SOURCE RECORDS:
★ ★ ★ ★

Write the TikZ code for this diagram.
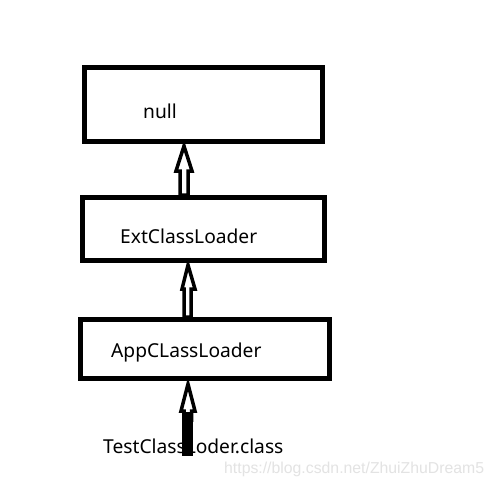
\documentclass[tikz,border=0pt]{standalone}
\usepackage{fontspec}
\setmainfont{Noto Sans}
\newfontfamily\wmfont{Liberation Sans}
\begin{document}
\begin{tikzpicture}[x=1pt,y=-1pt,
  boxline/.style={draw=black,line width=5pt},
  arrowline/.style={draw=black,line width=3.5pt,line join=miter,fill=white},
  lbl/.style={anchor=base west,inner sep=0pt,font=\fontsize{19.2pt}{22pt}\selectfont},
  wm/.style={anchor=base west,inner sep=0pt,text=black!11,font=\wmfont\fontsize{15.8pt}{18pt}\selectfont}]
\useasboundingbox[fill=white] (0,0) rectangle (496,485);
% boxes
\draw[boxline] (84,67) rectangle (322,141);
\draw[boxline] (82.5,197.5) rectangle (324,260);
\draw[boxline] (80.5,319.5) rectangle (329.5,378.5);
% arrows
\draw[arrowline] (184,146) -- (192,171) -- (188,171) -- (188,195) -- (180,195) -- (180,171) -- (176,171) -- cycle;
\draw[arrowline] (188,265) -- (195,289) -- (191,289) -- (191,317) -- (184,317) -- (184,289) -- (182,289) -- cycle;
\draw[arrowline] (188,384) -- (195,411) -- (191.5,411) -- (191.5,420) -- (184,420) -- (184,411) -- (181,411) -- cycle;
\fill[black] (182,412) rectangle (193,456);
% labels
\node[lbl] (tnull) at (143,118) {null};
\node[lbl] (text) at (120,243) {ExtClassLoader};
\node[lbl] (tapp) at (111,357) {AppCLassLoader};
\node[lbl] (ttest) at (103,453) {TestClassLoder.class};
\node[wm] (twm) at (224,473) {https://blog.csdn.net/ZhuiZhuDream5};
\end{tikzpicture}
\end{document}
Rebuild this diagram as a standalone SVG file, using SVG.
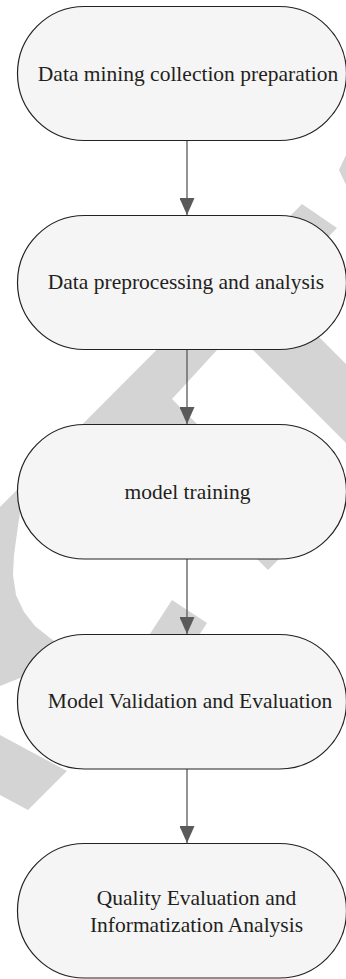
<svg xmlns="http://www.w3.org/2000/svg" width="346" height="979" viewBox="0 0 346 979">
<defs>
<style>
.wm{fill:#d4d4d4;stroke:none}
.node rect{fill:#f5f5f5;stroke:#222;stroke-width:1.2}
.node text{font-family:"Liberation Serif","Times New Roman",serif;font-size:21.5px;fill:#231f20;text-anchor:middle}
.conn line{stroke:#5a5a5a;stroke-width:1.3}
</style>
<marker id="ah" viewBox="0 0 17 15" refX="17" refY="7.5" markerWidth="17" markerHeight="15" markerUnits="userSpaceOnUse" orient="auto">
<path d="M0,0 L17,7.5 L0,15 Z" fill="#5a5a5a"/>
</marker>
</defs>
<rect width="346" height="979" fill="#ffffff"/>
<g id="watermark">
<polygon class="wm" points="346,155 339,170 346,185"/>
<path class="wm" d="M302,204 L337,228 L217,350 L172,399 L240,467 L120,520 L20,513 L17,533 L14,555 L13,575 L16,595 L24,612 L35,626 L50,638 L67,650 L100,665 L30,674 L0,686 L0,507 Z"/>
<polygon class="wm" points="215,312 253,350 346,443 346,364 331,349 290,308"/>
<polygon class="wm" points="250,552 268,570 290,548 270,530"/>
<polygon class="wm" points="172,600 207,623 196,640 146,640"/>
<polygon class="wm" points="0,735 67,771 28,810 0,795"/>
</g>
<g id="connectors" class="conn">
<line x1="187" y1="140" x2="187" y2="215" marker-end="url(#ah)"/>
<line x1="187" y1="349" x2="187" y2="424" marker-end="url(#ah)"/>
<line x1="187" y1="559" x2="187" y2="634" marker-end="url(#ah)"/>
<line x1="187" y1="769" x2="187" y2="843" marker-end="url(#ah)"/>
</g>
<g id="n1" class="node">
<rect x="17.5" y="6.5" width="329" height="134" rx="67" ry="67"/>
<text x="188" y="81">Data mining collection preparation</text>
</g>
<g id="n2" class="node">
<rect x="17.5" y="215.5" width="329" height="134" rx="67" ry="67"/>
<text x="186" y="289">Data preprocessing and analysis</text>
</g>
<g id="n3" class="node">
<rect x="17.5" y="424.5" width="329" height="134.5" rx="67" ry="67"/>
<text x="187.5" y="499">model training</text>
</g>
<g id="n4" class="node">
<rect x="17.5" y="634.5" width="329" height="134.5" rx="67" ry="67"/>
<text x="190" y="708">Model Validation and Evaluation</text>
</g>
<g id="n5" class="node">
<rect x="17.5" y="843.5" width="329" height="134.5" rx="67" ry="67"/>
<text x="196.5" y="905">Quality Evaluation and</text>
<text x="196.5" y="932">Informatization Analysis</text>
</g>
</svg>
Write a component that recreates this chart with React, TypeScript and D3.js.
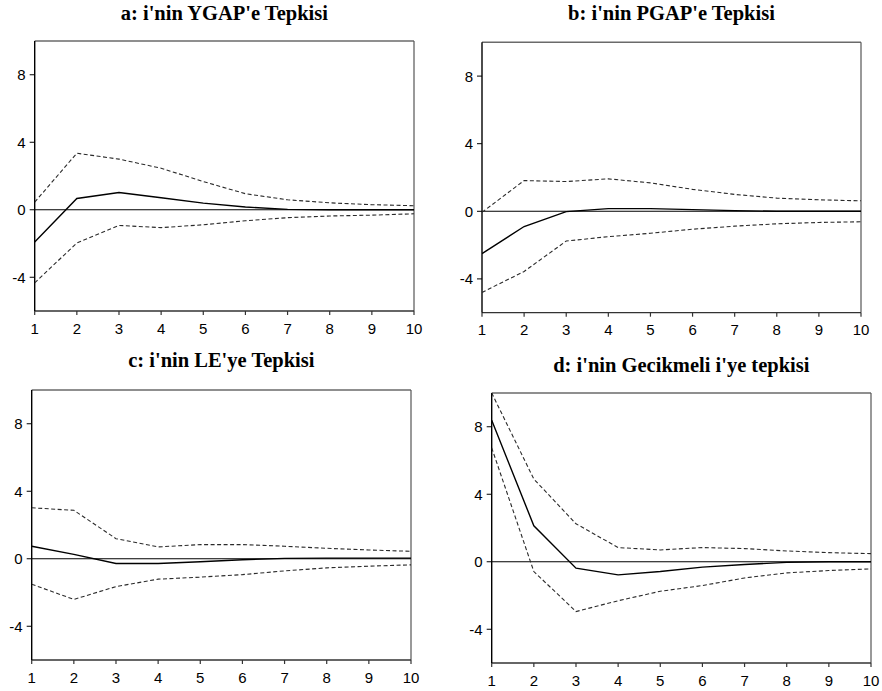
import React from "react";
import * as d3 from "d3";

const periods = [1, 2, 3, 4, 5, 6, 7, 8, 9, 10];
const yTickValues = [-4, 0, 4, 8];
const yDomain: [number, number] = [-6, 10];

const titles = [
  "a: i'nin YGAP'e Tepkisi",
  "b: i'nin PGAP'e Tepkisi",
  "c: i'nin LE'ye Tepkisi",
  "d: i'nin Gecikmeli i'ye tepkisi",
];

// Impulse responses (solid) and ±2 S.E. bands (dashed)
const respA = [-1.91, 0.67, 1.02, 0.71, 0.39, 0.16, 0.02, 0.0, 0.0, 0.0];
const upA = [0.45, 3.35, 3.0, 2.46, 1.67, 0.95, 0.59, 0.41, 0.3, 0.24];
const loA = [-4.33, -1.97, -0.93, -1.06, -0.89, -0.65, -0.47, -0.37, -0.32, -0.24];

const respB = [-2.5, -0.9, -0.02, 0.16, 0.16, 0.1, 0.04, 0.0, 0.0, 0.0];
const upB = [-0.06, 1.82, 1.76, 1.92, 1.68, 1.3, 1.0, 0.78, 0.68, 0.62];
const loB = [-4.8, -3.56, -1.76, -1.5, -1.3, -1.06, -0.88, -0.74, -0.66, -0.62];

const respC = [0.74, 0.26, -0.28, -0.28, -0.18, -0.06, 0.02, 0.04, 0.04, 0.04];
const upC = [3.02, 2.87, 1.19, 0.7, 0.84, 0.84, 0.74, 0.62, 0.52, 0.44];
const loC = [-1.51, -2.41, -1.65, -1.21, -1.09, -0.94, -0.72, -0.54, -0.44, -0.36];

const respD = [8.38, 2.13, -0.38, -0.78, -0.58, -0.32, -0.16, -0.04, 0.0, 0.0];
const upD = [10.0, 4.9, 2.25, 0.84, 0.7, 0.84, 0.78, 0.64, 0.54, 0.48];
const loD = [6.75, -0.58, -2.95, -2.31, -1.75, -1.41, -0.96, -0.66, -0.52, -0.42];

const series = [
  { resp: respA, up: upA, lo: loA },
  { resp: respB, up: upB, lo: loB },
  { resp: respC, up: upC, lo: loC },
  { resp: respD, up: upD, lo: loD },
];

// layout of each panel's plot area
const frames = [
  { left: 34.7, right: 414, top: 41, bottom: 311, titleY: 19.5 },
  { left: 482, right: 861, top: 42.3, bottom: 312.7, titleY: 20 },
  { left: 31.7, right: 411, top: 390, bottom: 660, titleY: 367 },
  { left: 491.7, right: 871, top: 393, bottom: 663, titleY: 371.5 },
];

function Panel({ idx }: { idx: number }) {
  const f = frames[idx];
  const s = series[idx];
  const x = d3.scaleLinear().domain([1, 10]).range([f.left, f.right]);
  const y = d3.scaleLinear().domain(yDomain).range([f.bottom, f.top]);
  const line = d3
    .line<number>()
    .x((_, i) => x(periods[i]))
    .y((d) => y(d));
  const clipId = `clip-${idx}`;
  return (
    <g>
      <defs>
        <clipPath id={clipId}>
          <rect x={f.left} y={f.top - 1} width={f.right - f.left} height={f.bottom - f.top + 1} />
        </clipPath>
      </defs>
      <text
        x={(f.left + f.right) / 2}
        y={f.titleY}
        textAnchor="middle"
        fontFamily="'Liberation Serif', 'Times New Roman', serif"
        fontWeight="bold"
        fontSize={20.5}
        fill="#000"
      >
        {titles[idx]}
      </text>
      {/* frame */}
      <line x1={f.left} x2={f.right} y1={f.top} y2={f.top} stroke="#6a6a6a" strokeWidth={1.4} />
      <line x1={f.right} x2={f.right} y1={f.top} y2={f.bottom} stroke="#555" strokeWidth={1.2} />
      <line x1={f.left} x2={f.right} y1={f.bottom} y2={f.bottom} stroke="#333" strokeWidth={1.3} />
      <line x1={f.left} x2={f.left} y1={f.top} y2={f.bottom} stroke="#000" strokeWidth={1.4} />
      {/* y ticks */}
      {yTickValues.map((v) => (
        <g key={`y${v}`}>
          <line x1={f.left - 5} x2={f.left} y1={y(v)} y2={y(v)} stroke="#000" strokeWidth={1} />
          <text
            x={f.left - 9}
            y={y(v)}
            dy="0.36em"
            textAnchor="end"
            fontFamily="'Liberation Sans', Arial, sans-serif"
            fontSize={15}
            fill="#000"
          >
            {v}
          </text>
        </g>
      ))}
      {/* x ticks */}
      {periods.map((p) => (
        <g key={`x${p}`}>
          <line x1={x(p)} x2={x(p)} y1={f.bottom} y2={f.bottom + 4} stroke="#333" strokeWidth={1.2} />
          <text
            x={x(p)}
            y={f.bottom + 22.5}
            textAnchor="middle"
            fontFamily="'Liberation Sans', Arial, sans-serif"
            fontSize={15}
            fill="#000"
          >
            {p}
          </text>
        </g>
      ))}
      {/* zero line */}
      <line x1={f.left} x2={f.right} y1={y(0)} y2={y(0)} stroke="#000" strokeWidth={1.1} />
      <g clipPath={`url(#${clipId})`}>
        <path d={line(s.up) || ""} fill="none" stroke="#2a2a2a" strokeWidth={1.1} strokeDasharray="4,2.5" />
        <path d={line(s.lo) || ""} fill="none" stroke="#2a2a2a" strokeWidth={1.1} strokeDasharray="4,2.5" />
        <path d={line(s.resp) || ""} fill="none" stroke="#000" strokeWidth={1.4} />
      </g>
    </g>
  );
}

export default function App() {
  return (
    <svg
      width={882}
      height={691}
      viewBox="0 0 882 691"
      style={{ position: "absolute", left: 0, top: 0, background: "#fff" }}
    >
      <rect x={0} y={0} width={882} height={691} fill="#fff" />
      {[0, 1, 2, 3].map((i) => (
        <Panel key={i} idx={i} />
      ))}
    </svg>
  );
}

★ ★ ★ ★

OBJECTIVE:
Above are the records. Print exactly the lines from the one containing "Write a component" to the one containing "const yDomain: [number, number] = [-6, 10];", both included, and nothing else; pictures are excluded.

RESULT BELOW:
Write a component that recreates this chart with React, TypeScript and D3.js.
import React from "react";
import * as d3 from "d3";

const periods = [1, 2, 3, 4, 5, 6, 7, 8, 9, 10];
const yTickValues = [-4, 0, 4, 8];
const yDomain: [number, number] = [-6, 10];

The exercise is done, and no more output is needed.